— begin GIVEN DATA —

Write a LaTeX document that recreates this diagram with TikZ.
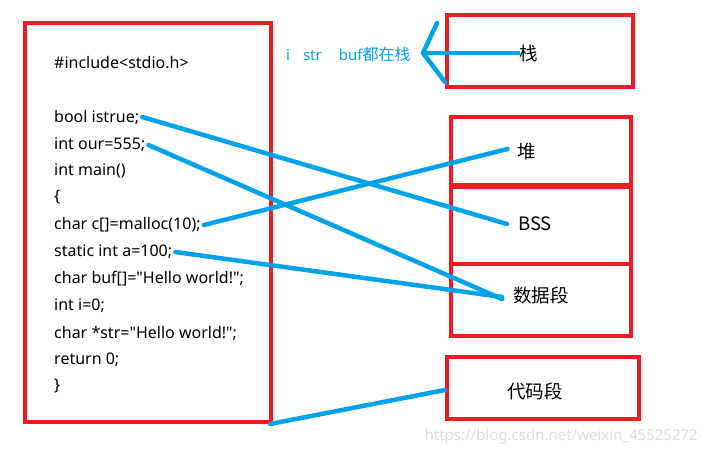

— end GIVEN DATA —
— begin GIVEN DATA —

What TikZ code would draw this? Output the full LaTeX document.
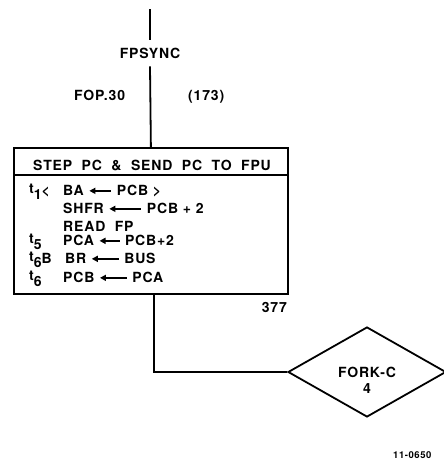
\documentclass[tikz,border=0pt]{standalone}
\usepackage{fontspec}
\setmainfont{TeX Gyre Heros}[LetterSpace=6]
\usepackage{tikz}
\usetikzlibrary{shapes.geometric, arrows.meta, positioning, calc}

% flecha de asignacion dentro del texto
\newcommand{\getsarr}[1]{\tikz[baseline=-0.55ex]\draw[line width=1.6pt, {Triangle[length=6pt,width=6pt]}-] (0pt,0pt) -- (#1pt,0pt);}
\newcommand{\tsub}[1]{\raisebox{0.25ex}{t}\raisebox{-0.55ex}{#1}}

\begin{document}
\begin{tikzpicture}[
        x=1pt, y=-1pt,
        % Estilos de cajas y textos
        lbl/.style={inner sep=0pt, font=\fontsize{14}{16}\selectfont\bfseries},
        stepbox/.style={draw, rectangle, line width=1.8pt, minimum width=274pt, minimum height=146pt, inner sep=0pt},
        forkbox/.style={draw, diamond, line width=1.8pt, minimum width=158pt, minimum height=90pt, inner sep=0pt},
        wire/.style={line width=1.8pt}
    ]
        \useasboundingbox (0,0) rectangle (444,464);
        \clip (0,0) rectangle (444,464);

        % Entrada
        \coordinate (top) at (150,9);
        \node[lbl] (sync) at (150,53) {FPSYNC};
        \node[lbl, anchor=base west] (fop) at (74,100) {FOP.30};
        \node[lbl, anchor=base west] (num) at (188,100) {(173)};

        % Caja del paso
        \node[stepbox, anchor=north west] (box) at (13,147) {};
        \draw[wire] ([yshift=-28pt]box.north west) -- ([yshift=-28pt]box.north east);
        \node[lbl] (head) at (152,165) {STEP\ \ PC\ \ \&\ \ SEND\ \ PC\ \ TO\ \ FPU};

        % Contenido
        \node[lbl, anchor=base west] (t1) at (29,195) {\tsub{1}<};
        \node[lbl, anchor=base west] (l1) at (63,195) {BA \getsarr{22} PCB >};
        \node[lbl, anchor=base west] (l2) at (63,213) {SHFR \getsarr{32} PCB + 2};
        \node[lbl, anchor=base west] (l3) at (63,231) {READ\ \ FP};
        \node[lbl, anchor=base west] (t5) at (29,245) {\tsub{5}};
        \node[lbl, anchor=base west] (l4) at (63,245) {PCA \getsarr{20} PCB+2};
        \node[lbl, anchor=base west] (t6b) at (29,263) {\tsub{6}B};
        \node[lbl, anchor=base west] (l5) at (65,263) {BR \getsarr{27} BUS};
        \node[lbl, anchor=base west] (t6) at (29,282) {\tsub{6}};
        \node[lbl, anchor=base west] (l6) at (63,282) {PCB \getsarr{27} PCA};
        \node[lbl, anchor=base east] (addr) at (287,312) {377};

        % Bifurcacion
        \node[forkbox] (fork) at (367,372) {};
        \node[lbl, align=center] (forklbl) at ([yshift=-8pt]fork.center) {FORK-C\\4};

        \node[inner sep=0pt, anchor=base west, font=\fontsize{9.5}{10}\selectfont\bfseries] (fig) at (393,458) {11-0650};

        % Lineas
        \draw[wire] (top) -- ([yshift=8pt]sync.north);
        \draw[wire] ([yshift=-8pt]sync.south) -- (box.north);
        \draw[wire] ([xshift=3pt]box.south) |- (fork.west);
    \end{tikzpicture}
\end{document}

— end GIVEN DATA —

Collect each line above holding the string "this".

Write a LaTeX document that recreates this diagram with TikZ.
What TikZ code would draw this? Output the full LaTeX document.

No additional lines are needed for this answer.